Set exercise: Reproduce every entry exactly.
──────── Supplied information
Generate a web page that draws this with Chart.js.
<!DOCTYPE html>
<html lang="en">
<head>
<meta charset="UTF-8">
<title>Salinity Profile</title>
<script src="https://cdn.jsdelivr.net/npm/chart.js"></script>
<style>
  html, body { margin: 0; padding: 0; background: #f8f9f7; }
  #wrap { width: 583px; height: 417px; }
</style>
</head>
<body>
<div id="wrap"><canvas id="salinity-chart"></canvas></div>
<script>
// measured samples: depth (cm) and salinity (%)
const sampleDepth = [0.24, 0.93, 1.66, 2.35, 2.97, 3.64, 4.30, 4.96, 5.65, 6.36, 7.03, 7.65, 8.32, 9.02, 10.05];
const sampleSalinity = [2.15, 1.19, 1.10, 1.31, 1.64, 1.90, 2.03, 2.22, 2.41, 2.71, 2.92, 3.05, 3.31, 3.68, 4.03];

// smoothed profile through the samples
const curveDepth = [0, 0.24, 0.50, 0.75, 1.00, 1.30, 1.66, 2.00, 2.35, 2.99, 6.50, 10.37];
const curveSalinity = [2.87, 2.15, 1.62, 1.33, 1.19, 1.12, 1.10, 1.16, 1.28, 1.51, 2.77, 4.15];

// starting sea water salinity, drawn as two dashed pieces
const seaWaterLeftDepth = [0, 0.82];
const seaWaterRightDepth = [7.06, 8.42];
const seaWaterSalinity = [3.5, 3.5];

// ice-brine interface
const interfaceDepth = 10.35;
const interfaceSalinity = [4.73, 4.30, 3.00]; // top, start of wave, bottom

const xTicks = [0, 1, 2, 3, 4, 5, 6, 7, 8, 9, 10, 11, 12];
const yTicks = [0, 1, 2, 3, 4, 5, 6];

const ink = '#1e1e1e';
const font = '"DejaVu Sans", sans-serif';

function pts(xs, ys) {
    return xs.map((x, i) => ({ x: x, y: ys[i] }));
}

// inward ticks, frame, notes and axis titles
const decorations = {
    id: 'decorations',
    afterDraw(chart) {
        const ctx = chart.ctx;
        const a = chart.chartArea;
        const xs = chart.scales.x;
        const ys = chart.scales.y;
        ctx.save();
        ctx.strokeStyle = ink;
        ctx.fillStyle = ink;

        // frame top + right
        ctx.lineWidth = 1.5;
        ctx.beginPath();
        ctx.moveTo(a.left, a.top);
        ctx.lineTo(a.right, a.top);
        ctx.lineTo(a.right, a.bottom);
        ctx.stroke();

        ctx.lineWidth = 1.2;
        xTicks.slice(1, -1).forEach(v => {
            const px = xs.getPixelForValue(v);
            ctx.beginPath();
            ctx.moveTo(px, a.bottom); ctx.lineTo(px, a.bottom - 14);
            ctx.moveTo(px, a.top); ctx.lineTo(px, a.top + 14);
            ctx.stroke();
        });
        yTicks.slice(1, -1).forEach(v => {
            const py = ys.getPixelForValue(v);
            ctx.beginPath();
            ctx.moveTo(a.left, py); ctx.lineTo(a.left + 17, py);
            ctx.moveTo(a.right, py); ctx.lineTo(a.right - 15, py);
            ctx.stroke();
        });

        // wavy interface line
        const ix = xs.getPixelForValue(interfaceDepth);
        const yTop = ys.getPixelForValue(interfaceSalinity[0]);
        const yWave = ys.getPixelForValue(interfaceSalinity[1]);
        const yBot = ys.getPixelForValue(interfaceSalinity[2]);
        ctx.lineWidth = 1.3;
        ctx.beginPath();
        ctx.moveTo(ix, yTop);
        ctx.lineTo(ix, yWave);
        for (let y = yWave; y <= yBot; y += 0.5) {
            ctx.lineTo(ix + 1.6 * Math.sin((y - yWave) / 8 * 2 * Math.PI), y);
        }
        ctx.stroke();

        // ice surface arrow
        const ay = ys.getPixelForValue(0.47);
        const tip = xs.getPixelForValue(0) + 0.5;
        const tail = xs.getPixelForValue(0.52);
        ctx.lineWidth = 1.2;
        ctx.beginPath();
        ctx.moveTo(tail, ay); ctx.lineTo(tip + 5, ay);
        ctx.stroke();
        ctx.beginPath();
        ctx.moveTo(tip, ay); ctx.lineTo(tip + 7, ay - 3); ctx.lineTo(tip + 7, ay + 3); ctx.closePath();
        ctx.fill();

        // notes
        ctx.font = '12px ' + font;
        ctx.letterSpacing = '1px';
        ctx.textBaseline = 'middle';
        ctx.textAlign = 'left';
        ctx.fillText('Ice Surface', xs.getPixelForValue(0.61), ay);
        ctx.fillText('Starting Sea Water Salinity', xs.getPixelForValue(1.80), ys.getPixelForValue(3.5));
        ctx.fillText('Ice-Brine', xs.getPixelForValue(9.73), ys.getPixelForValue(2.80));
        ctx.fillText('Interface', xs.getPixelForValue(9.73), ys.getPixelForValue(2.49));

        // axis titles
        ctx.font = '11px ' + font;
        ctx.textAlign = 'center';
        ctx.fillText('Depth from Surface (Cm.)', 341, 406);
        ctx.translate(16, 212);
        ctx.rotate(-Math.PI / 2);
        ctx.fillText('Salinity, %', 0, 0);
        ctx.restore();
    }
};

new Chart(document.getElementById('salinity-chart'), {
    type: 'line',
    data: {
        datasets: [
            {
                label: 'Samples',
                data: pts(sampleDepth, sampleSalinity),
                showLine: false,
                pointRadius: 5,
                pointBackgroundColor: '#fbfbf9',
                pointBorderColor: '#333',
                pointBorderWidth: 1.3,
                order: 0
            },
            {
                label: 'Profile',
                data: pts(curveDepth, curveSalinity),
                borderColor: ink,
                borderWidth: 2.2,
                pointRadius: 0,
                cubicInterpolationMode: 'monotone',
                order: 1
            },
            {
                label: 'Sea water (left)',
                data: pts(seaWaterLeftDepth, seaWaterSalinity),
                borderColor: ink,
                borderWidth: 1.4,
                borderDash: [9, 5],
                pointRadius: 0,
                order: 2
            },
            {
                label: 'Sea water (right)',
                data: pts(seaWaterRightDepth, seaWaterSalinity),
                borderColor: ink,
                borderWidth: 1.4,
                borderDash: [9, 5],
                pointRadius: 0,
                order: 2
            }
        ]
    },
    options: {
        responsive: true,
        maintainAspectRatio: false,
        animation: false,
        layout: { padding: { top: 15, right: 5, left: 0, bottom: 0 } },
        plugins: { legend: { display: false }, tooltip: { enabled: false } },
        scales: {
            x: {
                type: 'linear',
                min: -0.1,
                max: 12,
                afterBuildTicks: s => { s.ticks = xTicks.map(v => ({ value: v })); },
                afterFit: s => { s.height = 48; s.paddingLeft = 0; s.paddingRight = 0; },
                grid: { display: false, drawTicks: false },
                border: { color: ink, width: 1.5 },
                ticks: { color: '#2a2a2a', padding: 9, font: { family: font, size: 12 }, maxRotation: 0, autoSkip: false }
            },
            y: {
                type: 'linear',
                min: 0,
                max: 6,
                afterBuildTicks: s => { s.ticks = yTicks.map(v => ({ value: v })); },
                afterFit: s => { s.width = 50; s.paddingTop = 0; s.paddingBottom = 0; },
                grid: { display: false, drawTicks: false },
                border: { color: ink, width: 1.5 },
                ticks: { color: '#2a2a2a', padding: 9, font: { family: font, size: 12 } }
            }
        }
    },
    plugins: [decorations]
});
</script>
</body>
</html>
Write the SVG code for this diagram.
────────────────
Exercise response:
Generate a web page that draws this with Chart.js.
<!DOCTYPE html>
<html lang="en">
<head>
<meta charset="UTF-8">
<title>Salinity Profile</title>
<script src="https://cdn.jsdelivr.net/npm/chart.js"></script>
<style>
  html, body { margin: 0; padding: 0; background: #f8f9f7; }
  #wrap { width: 583px; height: 417px; }
</style>
</head>
<body>
<div id="wrap"><canvas id="salinity-chart"></canvas></div>
<script>
// measured samples: depth (cm) and salinity (%)
const sampleDepth = [0.24, 0.93, 1.66, 2.35, 2.97, 3.64, 4.30, 4.96, 5.65, 6.36, 7.03, 7.65, 8.32, 9.02, 10.05];
const sampleSalinity = [2.15, 1.19, 1.10, 1.31, 1.64, 1.90, 2.03, 2.22, 2.41, 2.71, 2.92, 3.05, 3.31, 3.68, 4.03];

// smoothed profile through the samples
const curveDepth = [0, 0.24, 0.50, 0.75, 1.00, 1.30, 1.66, 2.00, 2.35, 2.99, 6.50, 10.37];
const curveSalinity = [2.87, 2.15, 1.62, 1.33, 1.19, 1.12, 1.10, 1.16, 1.28, 1.51, 2.77, 4.15];

// starting sea water salinity, drawn as two dashed pieces
const seaWaterLeftDepth = [0, 0.82];
const seaWaterRightDepth = [7.06, 8.42];
const seaWaterSalinity = [3.5, 3.5];

// ice-brine interface
const interfaceDepth = 10.35;
const interfaceSalinity = [4.73, 4.30, 3.00]; // top, start of wave, bottom

const xTicks = [0, 1, 2, 3, 4, 5, 6, 7, 8, 9, 10, 11, 12];
const yTicks = [0, 1, 2, 3, 4, 5, 6];

const ink = '#1e1e1e';
const font = '"DejaVu Sans", sans-serif';

function pts(xs, ys) {
    return xs.map((x, i) => ({ x: x, y: ys[i] }));
}

// inward ticks, frame, notes and axis titles
const decorations = {
    id: 'decorations',
    afterDraw(chart) {
        const ctx = chart.ctx;
        const a = chart.chartArea;
        const xs = chart.scales.x;
        const ys = chart.scales.y;
        ctx.save();
        ctx.strokeStyle = ink;
        ctx.fillStyle = ink;

        // frame top + right
        ctx.lineWidth = 1.5;
        ctx.beginPath();
        ctx.moveTo(a.left, a.top);
        ctx.lineTo(a.right, a.top);
        ctx.lineTo(a.right, a.bottom);
        ctx.stroke();

        ctx.lineWidth = 1.2;
        xTicks.slice(1, -1).forEach(v => {
            const px = xs.getPixelForValue(v);
            ctx.beginPath();
            ctx.moveTo(px, a.bottom); ctx.lineTo(px, a.bottom - 14);
            ctx.moveTo(px, a.top); ctx.lineTo(px, a.top + 14);
            ctx.stroke();
        });
        yTicks.slice(1, -1).forEach(v => {
            const py = ys.getPixelForValue(v);
            ctx.beginPath();
            ctx.moveTo(a.left, py); ctx.lineTo(a.left + 17, py);
            ctx.moveTo(a.right, py); ctx.lineTo(a.right - 15, py);
            ctx.stroke();
        });

        // wavy interface line
        const ix = xs.getPixelForValue(interfaceDepth);
        const yTop = ys.getPixelForValue(interfaceSalinity[0]);
        const yWave = ys.getPixelForValue(interfaceSalinity[1]);
        const yBot = ys.getPixelForValue(interfaceSalinity[2]);
        ctx.lineWidth = 1.3;
        ctx.beginPath();
        ctx.moveTo(ix, yTop);
        ctx.lineTo(ix, yWave);
        for (let y = yWave; y <= yBot; y += 0.5) {
            ctx.lineTo(ix + 1.6 * Math.sin((y - yWave) / 8 * 2 * Math.PI), y);
        }
        ctx.stroke();

        // ice surface arrow
        const ay = ys.getPixelForValue(0.47);
        const tip = xs.getPixelForValue(0) + 0.5;
        const tail = xs.getPixelForValue(0.52);
        ctx.lineWidth = 1.2;
        ctx.beginPath();
        ctx.moveTo(tail, ay); ctx.lineTo(tip + 5, ay);
        ctx.stroke();
        ctx.beginPath();
        ctx.moveTo(tip, ay); ctx.lineTo(tip + 7, ay - 3); ctx.lineTo(tip + 7, ay + 3); ctx.closePath();
        ctx.fill();

        // notes
        ctx.font = '12px ' + font;
        ctx.letterSpacing = '1px';
        ctx.textBaseline = 'middle';
        ctx.textAlign = 'left';
        ctx.fillText('Ice Surface', xs.getPixelForValue(0.61), ay);
        ctx.fillText('Starting Sea Water Salinity', xs.getPixelForValue(1.80), ys.getPixelForValue(3.5));
        ctx.fillText('Ice-Brine', xs.getPixelForValue(9.73), ys.getPixelForValue(2.80));
        ctx.fillText('Interface', xs.getPixelForValue(9.73), ys.getPixelForValue(2.49));

        // axis titles
        ctx.font = '11px ' + font;
        ctx.textAlign = 'center';
        ctx.fillText('Depth from Surface (Cm.)', 341, 406);
        ctx.translate(16, 212);
        ctx.rotate(-Math.PI / 2);
        ctx.fillText('Salinity, %', 0, 0);
        ctx.restore();
    }
};

new Chart(document.getElementById('salinity-chart'), {
    type: 'line',
    data: {
        datasets: [
            {
                label: 'Samples',
                data: pts(sampleDepth, sampleSalinity),
                showLine: false,
                pointRadius: 5,
                pointBackgroundColor: '#fbfbf9',
                pointBorderColor: '#333',
                pointBorderWidth: 1.3,
                order: 0
            },
            {
                label: 'Profile',
                data: pts(curveDepth, curveSalinity),
                borderColor: ink,
                borderWidth: 2.2,
                pointRadius: 0,
                cubicInterpolationMode: 'monotone',
                order: 1
            },
            {
                label: 'Sea water (left)',
                data: pts(seaWaterLeftDepth, seaWaterSalinity),
                borderColor: ink,
                borderWidth: 1.4,
                borderDash: [9, 5],
                pointRadius: 0,
                order: 2
            },
            {
                label: 'Sea water (right)',
                data: pts(seaWaterRightDepth, seaWaterSalinity),
                borderColor: ink,
                borderWidth: 1.4,
                borderDash: [9, 5],
                pointRadius: 0,
                order: 2
            }
        ]
    },
    options: {
        responsive: true,
        maintainAspectRatio: false,
        animation: false,
        layout: { padding: { top: 15, right: 5, left: 0, bottom: 0 } },
        plugins: { legend: { display: false }, tooltip: { enabled: false } },
        scales: {
            x: {
                type: 'linear',
                min: -0.1,
                max: 12,
                afterBuildTicks: s => { s.ticks = xTicks.map(v => ({ value: v })); },
                afterFit: s => { s.height = 48; s.paddingLeft = 0; s.paddingRight = 0; },
                grid: { display: false, drawTicks: false },
                border: { color: ink, width: 1.5 },
                ticks: { color: '#2a2a2a', padding: 9, font: { family: font, size: 12 }, maxRotation: 0, autoSkip: false }
            },
            y: {
                type: 'linear',
                min: 0,
                max: 6,
                afterBuildTicks: s => { s.ticks = yTicks.map(v => ({ value: v })); },
                afterFit: s => { s.width = 50; s.paddingTop = 0; s.paddingBottom = 0; },
                grid: { display: false, drawTicks: false },
                border: { color: ink, width: 1.5 },
                ticks: { color: '#2a2a2a', padding: 9, font: { family: font, size: 12 } }
            }
        }
    },
    plugins: [decorations]
});
</script>
</body>
</html>
Write the SVG code for this diagram.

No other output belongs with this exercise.